Fidélités multiples

Publié le 1 Février 2006

Au fil de trackbacks et de liens recommandés, j’ai passé une heure à lire des pages traitant de la « fidélité » en amour. Sur un journal intime bien classé d’over-blog.com, un groupe de vingtenaires parle de ses « liaisons foireuses » ; Nina y a posté un article « Fidélité, infidélité, polyamour » où elle pose le problème en toute franchise, à partir de son vécu personnel. Sur un autre site, dans « To be or not to be… fidèle ? », Wonderblonde nous annonce que, « la fidélité, [elle] y croit dur comme fer »… Elle propose aussi un sondage dont le résultat tendrait à prouver que la plupart de ses lectrices et lecteurs partagent sa croyance. Suivent une trentaine de commentaires auxquels elle réagit parfois en contradiction avec une certaine tolérance qu’elle affichait au départ.

Ce ne sont que deux exemples parmi bien d’autres. Le sujet de la fidélité en amour est traité sous de multiples aspects dans la blogosphère, tantôt de façon distanciée, avec références historiques, philosophiques, littéraires, d’autres fois à partir de l’expérience ou des convictions personnelles des auteurs. On cite beaucoup, avec avis partagés, le bouquin de Paule Salomon, « Bienheureuse infidélité », dont je n’ai lu que des extraits, et plus rarement « Aimer plusieurs hommes » de Françoise Simpère, qui me paraît moins perchée ; cette auteure utilise le sexe pour parler du désir, et pas l’inverse. C’est ce que je retrouve avec délectation chez la grande prêtresse du sexuellement incorrect, Anne Archet. J’aime aussi cet amour « minimaliste », tellement suggestif, que nous confient Ligérienne et son Amant.

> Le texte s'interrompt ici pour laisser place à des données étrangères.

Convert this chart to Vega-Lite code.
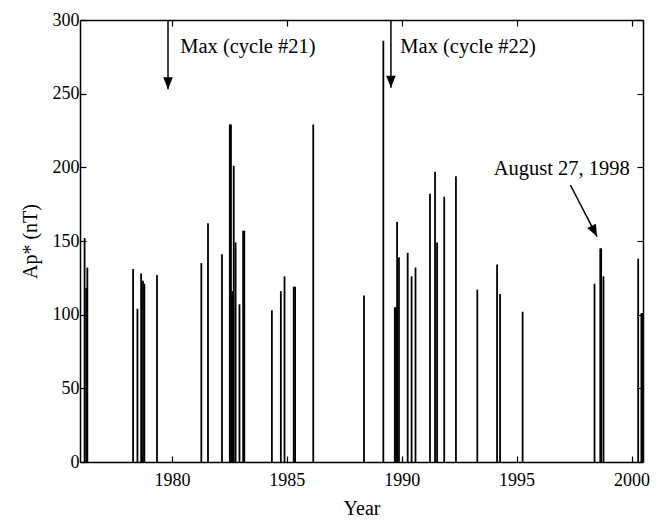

Dans les blogs et commentaires de plus jeunes femmes, le lecteur masculin/libertin/collectionneur/prédateur est souvent mis sur la touche par des déclarations de fidélité inconditionnelle à « mon chéri » — bien que l’appellation ait été déposée par Ferrero. ;-)

J’ai écrit à Wonderblonde que les catégories de son sondage me paraissaient biaisées par un point de vue univoque : celui de la « fidélité » comme un idéal à atteindre, souhaiter ou rejeter. C’est le vécu qui me paraît important : précarité ou perennité du « contrat » ? L’amour en CDI ou CNE ? Par exemple, essayez de demander sous le couvert du secret à des quinquagénaires, hommes et femmes, s’ils « croient » à la monogamie, et combien ils ont connu de partenaires sexuels. Jusqu’à présent, j’ai constaté que de nombreux hommes monogames étaient plutôt des polygames free lance ; ils finissent, en fin de carrière amoureuse, par compter plus de partenaires que les adeptes de « l’amour libre », sauf que la « fidélité » les oblige à briser leur couple chaque fois qu’ils en changent… Les enfants paient les pots cassés. Ça vaudrait donc peut-être le coup de repenser ce processus autrement qu’en termes de moralité, pression sociale, spéculations philosophiques ou fantasmes romantiques.

Que mettons-nous dans ce mot « fidélité » ? Passer sa vie avec une même personne ? Ne reconnaître qu’un(e) partenaire sexuel(le) ? Ne pas « tromper » — au sens de mentir ? N’avoir aucun secret pour l’autre ?

Je ne peux pas accepter de débattre d’une notion à la fois aussi vague et lourde de croyances ou d’attentes inexprimées… Est-ce que Nina a bien fait de rester exclusive avec Guillaume, avec qui, par la suite, elle a rompu ? Elle seule peut conclure, je n’ai pas de recette ; mais, à la place de Bertrand, j’aurais certainement fait le premier pas qu’elle semble regretter d’avoir attendu.